Довольно долго ничего не происходило — ритуальный танец не прерывался, заклинательные бормотания не смолкали. Потом раздался стук — и все звуки стихли. Еще через некоторое время щелкнул замок на Филипповой двери и послышались шаги в коридоре. Перемазанный с ног до головы красками, измученный до предела и какой-то истончившийся, на пороге возник Сосновский. Он обвел комнату безумным взором, посмотрел на Никитина, нервно дернул щекой, тряхнул головой, словно прогоняя наваждение.
— Что вы здесь делаете? — Голос его дрогнул.
Ну что ж, у любого бы дрогнул, любой бы на его месте несколько растерялся.
— Я так и рассчитывал, что вы прибежите, — сказал Никитин и, почувствовав невероятное облегчение, рассмеялся: никакой не колдун, самый обычный художник. — Что я здесь делаю? Провожу небольшой эксперимент.
Эксперимент. Слово выскочило помимо его воли, враждебное с некоторых пор слово. Художнику, видимо, оно тоже не понравилось — он болезненно сморщился:
— Где Инга?
— Инга? — Андрей так отвлекся, что не сразу понял, о чем его спрашивают. — Она умерла, — сказал он наконец и сам удивился: а ведь правда — умерла.
Художник рассердился, как сердятся нервные люди, даже топнул ногой, а потом забормотал о каких-то поправках. И вид у него был такой невинно потерянный, как у внезапно проснувшегося ребенка. Да! Ребенок! Андрей и сам растерялся и чуть не забыл о главном. Он ведь должен сообщить Филиппу, что нет никакого ребенка, и внимательно проследить за реакцией: знает? не знает? виновен? невиновен?
Такой реакции он никак не ожидал. Всего, чего угодно, но только не этого. Филипп был не просто потрясен — раздавлен, убит. Нет, даже не так: воспринял это известие как смертный приговор. Который к тому же должен сам привести в исполнение. Андрей вдруг понял, что это как-то связано с его новой картиной — тем ритуальным танцем, подслушивающим свидетелем которого он был сегодня. Ему стало ужасно жалко несчастного, явно нездорового художника, и все подозрения на его счет разом отпали.

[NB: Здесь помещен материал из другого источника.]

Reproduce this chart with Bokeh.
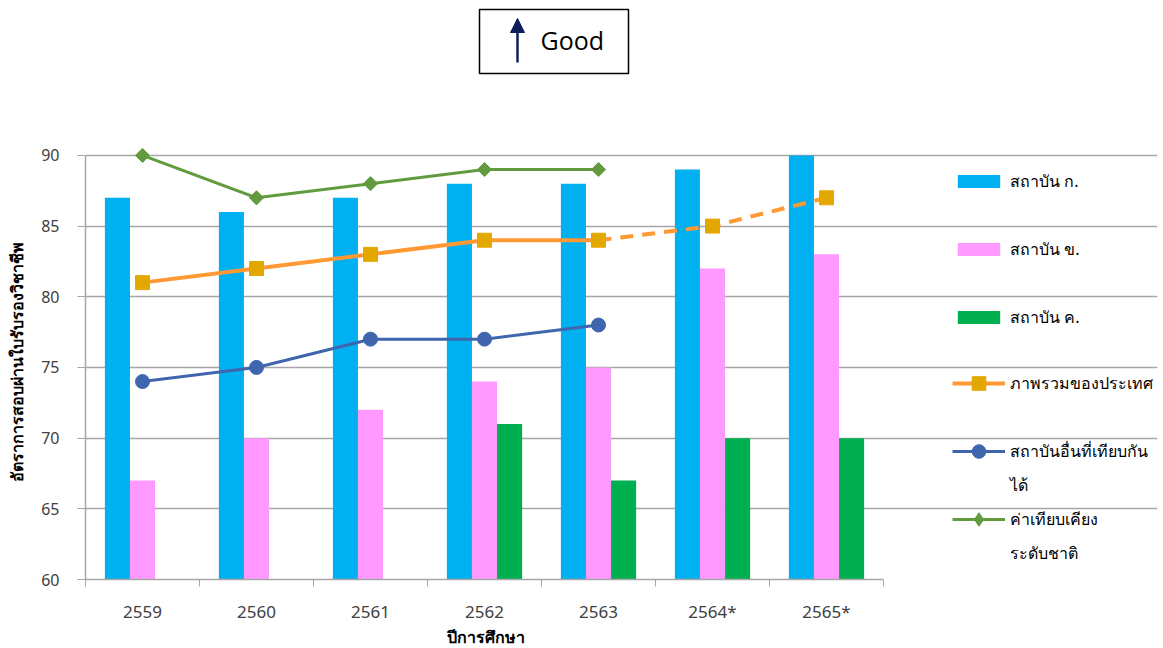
import numpy as np
from bokeh.plotting import figure
from bokeh.models import (Range1d, FixedTicker, Legend, LegendItem, Arrow, NormalHead,
                          Spacer, ColumnDataSource, Title)
from bokeh.layouts import column, row
from bokeh.core.properties import value
from bokeh.embed import file_html
from bokeh.resources import INLINE

# ---------------- data ----------------
years = ["2559", "2560", "2561", "2562", "2563", "2564*", "2565*"]
inst_a = [87, 86, 87, 88, 88, 89, 90]          # สถาบัน ก.
inst_b = [67, 70, 72, 74, 75, 82, 83]          # สถาบัน ข.
inst_c = [None, None, None, 71, 67, 70, 70]    # สถาบัน ค.
national = [81, 82, 83, 84, 84, 85, 87]        # ภาพรวมของประเทศ
national_solid_until = 4                        # index where the dashed (projected) part starts
peers = [74, 75, 77, 77, 78]                    # สถาบันอื่นที่เทียบกันได้
benchmark = [90, 87, 88, 89, 89]                # ค่าเทียบเคียงระดับชาติ

series_names = ["สถาบัน ก.", "สถาบัน ข.", "สถาบัน ค.", "ภาพรวมของประเทศ",
                "สถาบันอื่นที่เทียบกัน", "ค่าเทียบเคียง"]
series_names_cont = ["ได้", "ระดับชาติ"]        # wrapped second lines of the last two entries
y_title = "อัตราการสอบผ่านใบรับรองวิชาชีพ"
x_title = "ปีการศึกษา"
y_ticks = [60, 65, 70, 75, 80, 85, 90]

FONT = "Noto Sans"
C_A, C_B, C_C = "#00B0F0", "#FF99FF", "#00B050"
C_NAT_LINE, C_NAT_MARK = "#FF9933", "#E3A800"
C_PEER = "#3F65AF"
C_BENCH = "#629B3D"
GRID = "#A6A6A6"
TXT = "#404040"

n = len(years)
centers = [i + 0.5 for i in range(n)]
bw = 0.22

# ---------------- header box ----------------
b = figure(width=153, height=75, output_backend="svg", toolbar_location=None,
           x_range=Range1d(0, 149), y_range=Range1d(0, 64),
           x_axis_location=None, y_axis_location=None,
           min_border_left=2, min_border_right=2, min_border_top=9, min_border_bottom=2)
b.grid.visible = False
b.outline_line_color = "black"
b.outline_line_width = 1.5
b.outline_line_alpha = 1.0
navy = "#0E1E5B"
b.add_layout(Arrow(end=NormalHead(size=14, fill_color=navy, line_color=navy, line_width=1),
                   x_start=38, y_start=11, x_end=38, y_end=55,
                   line_color=navy, line_width=2.5))
b.text(x=[61], y=[34], text=["Good"], text_font=value("Open Sans"), text_font_size="25px",
       text_baseline="middle", text_align="left", text_color="black")

# ---------------- main chart ----------------
FIG_W = 1160
FL, FR, FB = 85, 883, 579     # plot-area edges on the page (categories span FL..FR)
FRAME_R = FIG_W - 3           # frame extends to the right to host the legend
Y_TOP = 90.7                  # a little headroom so the top markers are not clipped
FT = FB - (Y_TOP - 60) * (424 / 30)
X_END = n * (FRAME_R - FL) / (FR - FL)
fig_top = 75
fig_h = 648 - fig_top
p = figure(width=FIG_W, height=fig_h, output_backend="svg", toolbar_location=None,
           x_range=Range1d(0, X_END), y_range=Range1d(60, Y_TOP),
           min_border_left=FL, min_border_right=FIG_W - FRAME_R,
           min_border_top=int(round(FT - fig_top)),
           min_border_bottom=fig_h - (FB - fig_top))
p.outline_line_color = None
p.background_fill_color = "white"

src_a = ColumnDataSource(dict(x=[c - bw for c in centers], top=inst_a))
src_b = ColumnDataSource(dict(x=centers, top=inst_b))
cx = [c + bw for c, v in zip(centers, inst_c) if v is not None]
cv = [v for v in inst_c if v is not None]
src_c = ColumnDataSource(dict(x=cx, top=cv))

r_a = p.vbar(x="x", top="top", bottom=60, width=bw, source=src_a, fill_color=C_A, line_color=None)
r_b = p.vbar(x="x", top="top", bottom=60, width=bw, source=src_b, fill_color=C_B, line_color=None)
r_c = p.vbar(x="x", top="top", bottom=60, width=bw, source=src_c, fill_color=C_C, line_color=None)

k = national_solid_until
r_nat_l = p.line(centers[:k + 1], national[:k + 1], line_color=C_NAT_LINE, line_width=4)
p.line(centers[k:], national[k:], line_color=C_NAT_LINE, line_width=4, line_dash="13 9")
r_nat_m = p.scatter(centers, national, marker="square", size=14, fill_color=C_NAT_MARK,
                    line_color=C_NAT_MARK)

r_peer_l = p.line(centers[:len(peers)], peers, line_color=C_PEER, line_width=3)
r_peer_m = p.scatter(centers[:len(peers)], peers, marker="circle", size=14,
                     fill_color=C_PEER, line_color=C_PEER)

r_b_l = p.line(centers[:len(benchmark)], benchmark, line_color=C_BENCH, line_width=3)
r_b_m = p.scatter(centers[:len(benchmark)], benchmark, marker="square", angle=np.pi / 4,
                  size=10, fill_color=C_BENCH, line_color=C_BENCH)
# legend swatch for the benchmark markers (hidden in the plot, drawn only in the legend)
r_b_leg = p.scatter(centers[:len(benchmark)], benchmark, marker="diamond",
                    fill_color=C_BENCH, line_color=C_BENCH, visible=False)

# invisible renderer used for blank / continuation rows of the legend
r_blank = p.line([], [], line_alpha=0)

# axes
xa = p.xaxis[0]
xa.bounds = (0, n)
xa.ticker = FixedTicker(ticks=centers, minor_ticks=[float(i) for i in range(n + 1)])
xa.major_label_overrides = {c: y for c, y in zip(centers, years)}
xa.major_tick_line_color = None
xa.minor_tick_in = 0
xa.minor_tick_out = 7
xa.minor_tick_line_color = GRID
xa.axis_line_color = GRID
xa.axis_line_width = 1.5
xa.major_label_standoff = 13
xa.major_label_text_font = FONT
xa.major_label_text_font_size = "17px"
xa.major_label_text_color = TXT

# x-axis title, placed under the category span (not the whole frame)
p.add_layout(Title(text=x_title, align="left", offset=446 - FL, standoff=-4,
                   text_font=FONT, text_font_size="16px", text_font_style="bold",
                   text_color="black"), "below")

ya = p.yaxis[0]
ya.ticker = FixedTicker(ticks=y_ticks)
ya.bounds = (60, 90)
ya.minor_tick_line_color = None
ya.major_tick_in = 0
ya.major_tick_out = 8
ya.major_tick_line_color = GRID
ya.axis_line_color = GRID
ya.axis_line_width = 1.5
ya.major_label_standoff = 18
ya.major_label_text_font = FONT
ya.major_label_text_font_size = "16px"
ya.major_label_text_color = TXT
ya.axis_label = y_title
ya.axis_label_text_font = FONT
ya.axis_label_text_font_size = "16px"
ya.axis_label_text_font_style = "bold"
ya.axis_label_text_color = "black"
ya.axis_label_standoff = 10

p.xgrid.visible = False
p.ygrid.grid_line_color = GRID
p.ygrid.grid_line_width = 1.5
p.ygrid.ticker = FixedTicker(ticks=y_ticks)
p.ygrid.bounds = (0, n)


def style_legend(lg):
    lg.border_line_color = None
    lg.background_fill_alpha = 0
    lg.inactive_fill_alpha = 0
    lg.padding = 0
    lg.margin = 0
    lg.glyph_width = 53
    lg.label_standoff = 5
    lg.label_text_font = FONT
    lg.label_text_font_size = "16px"
    lg.label_text_color = "black"
    lg.label_text_baseline = "middle"


# bar entries (thin swatches)
leg1 = Legend(items=[
    LegendItem(label=series_names[0], renderers=[r_a]),
    LegendItem(label=" ", renderers=[r_blank]),
    LegendItem(label=series_names[1], renderers=[r_b]),
    LegendItem(label=" ", renderers=[r_blank]),
    LegendItem(label=series_names[2], renderers=[r_c]),
], orientation="vertical")
style_legend(leg1)
leg1.glyph_height = 16
leg1.label_height = 26
leg1.spacing = 8
h1 = 5 * 26 + 4 * 8
leg1.location = (952 - FL, int(round(FB - (181 - 13 + h1))))
p.add_layout(leg1, "center")

# line entries (taller swatch area so markers are full size)
leg2 = Legend(items=[
    LegendItem(label=series_names[3], renderers=[r_nat_l, r_nat_m]),
    LegendItem(label=" ", renderers=[r_blank]),
    LegendItem(label=series_names[4], renderers=[r_peer_l, r_peer_m]),
    LegendItem(label=series_names_cont[0], renderers=[r_blank]),
    LegendItem(label=series_names[5], renderers=[r_b_l, r_b_leg]),
    LegendItem(label=series_names_cont[1], renderers=[r_blank]),
], orientation="vertical")
style_legend(leg2)
leg2.glyph_height = 34
leg2.label_height = 26
leg2.spacing = 0
h2 = 6 * 34
leg2.location = (952 - FL, int(round(FB - (383 - 17 + h2))))
p.add_layout(leg2, "center")

layout = column(row(Spacer(width=477, height=75), b), p)
open("out.html", "w").write(file_html(layout, INLINE))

— Разве нельзя изменить сюжет? — болея всей душой за Филиппа, спросил он.
И вдруг понял еще одну вещь: он и сам как-то связан с этой картиной. Да ведь на это Филипп и в прошлый раз намекал. Подсматривающий и самоубийца. Он очень надеялся, что самоубийца — Андрей, очень не хотел верить, что убить себя придется ему. И вот теперь приговор зачитан.
— Думал, можно спастись, обмануть — не выходит, — проговорил Филипп, безнадежно махнул рукой и пошел из комнаты.
— Измените сюжет! — отчаянно жалея его, крикнул Андрей, но тот покачал головой и двинулся по темному коридору. В камеру смертников.